A reunião em Doha marcou também o ingresso definitivo da China no órgão – um fato que, em tempos de recessão global, agradou a todos. O país vinha negociando sua entrada na ciranda comercial global há 15 anos. Agora, analistas prevêem que a China criará um mercado de US$ 650 bilhões anuais para o resto do mundo. Uma bela injeção de dinheiro e, mais importante ainda, de ânimo para a comunidade comercial internacional. Para quem vinha projetando o apocalipse econômico desde 11 de setembro, o resultado da reunião – realizada a pouco mais de 1,5 mil quilômetros do Afeganistão – saiu melhor do que a encomenda. Enfim, uma boa notícia surgida no Oriente Médio.

Olha o poste…

Foi um colunista do diário americano Wall Street Journal quem melhor definiu a arrastada crise argentina: “É como assistir a um acidente de carro em câmara lenta”. No comando da máquina, o “piloto” Fernando de la Rúa esforça-se para tentar reverter o descrédito. Em um giro internacional na semana passada, encontrou George W. Bush – trinta minutos de conversa em um hotel nova-iorquino. Tempo para fotos e algumas palavras de apoio. Dinheiro que é bom, nada. Em seguida, foi à Alemanha, onde teve a mesma sorte. A maré de má notícias parece não ter fim: o FMI, que enviaria uma missão de técnicos à Argentina, mudou de idéia. Considerou que faltavam informações sobre os planos do governo para recolocar a economia nos eixos.

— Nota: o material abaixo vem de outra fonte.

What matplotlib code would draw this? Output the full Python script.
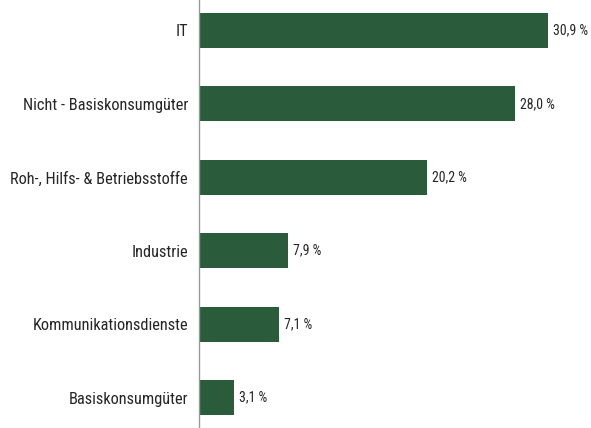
import matplotlib.pyplot as plt

plt.rcParams['font.family'] = ['Roboto Condensed', 'DejaVu Sans']

categories = ["IT", "Nicht - Basiskonsumgüter", "Roh-, Hilfs- & Betriebsstoffe",
              "Industrie", "Kommunikationsdienste", "Basiskonsumgüter"]
values = [30.9, 28.0, 20.2, 7.9, 7.1, 3.1]
value_labels = ["30,9 %", "28,0 %", "20,2 %", "7,9 %", "7,1 %", "3,1 %"]

fig = plt.figure(figsize=(5.91, 4.28), dpi=100)
ax = fig.add_axes([199 / 591, 0, 392 / 591, 1])

y = list(range(len(categories)))
ax.barh(y, values, height=0.477, color="#2a5b3a")

for yi, v, lab in zip(y, values, value_labels):
    ax.text(v + 0.4, yi, lab, va="center", ha="left", fontsize=10,
            color="#262626", fontweight="normal")

ax.set_xlim(0, 34.7)
ax.set_ylim(5.415, -0.415)
ax.set_yticks(y)
ax.set_yticklabels(categories, fontsize=11.8, color="#262626", fontweight="normal")
ax.tick_params(axis="y", length=0, pad=8)
ax.set_xticks([])

for s in ["top", "right", "bottom"]:
    ax.spines[s].set_visible(False)
ax.spines["left"].set_color("#999999")
ax.spines["left"].set_linewidth(1.0)

fig.savefig("out.png", dpi=100)
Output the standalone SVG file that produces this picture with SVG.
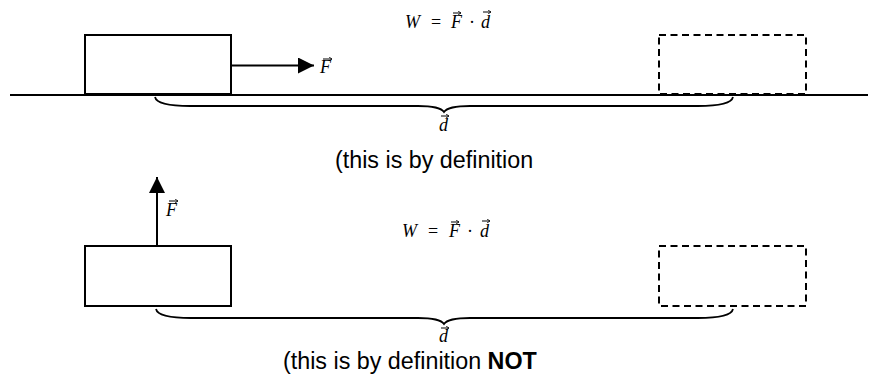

No fronte interno, De la Rúa finalmente conseguiu avançar no acordo com os governadores da oposição, agora dispostos a aceitar um corte na verba mensal que lhes é repassada e serve para bancar gastos com saúde e educação, por exemplo. Os gastos sociais, por sinal, fizeram outra vítima: a ministra da Previdência, Patricia Bullrich, que pediu demissão depois de entrar em atrito com sindicalistas.

Não é à toa que o termômetro que acompanha a saúde financeira argentina, o chamado risco-país, indica febre altíssima, mesmo depois do comemorado acordo com os governadores. Bateu sucessivos recordes e chegou a mais de 2.700 pontos na quinta-feira 15 (ou seja, o governo teria de pagar pelo menos 27% acima da taxa americana para emprestar no Exterior). Mas nem tudo está perdido: em uma casa de apostas de Londres, a seleção argentina é a grande favorita para Copa de 2002, à frente da França e do Brasil. Azar nos negócios, sorte nos gramados.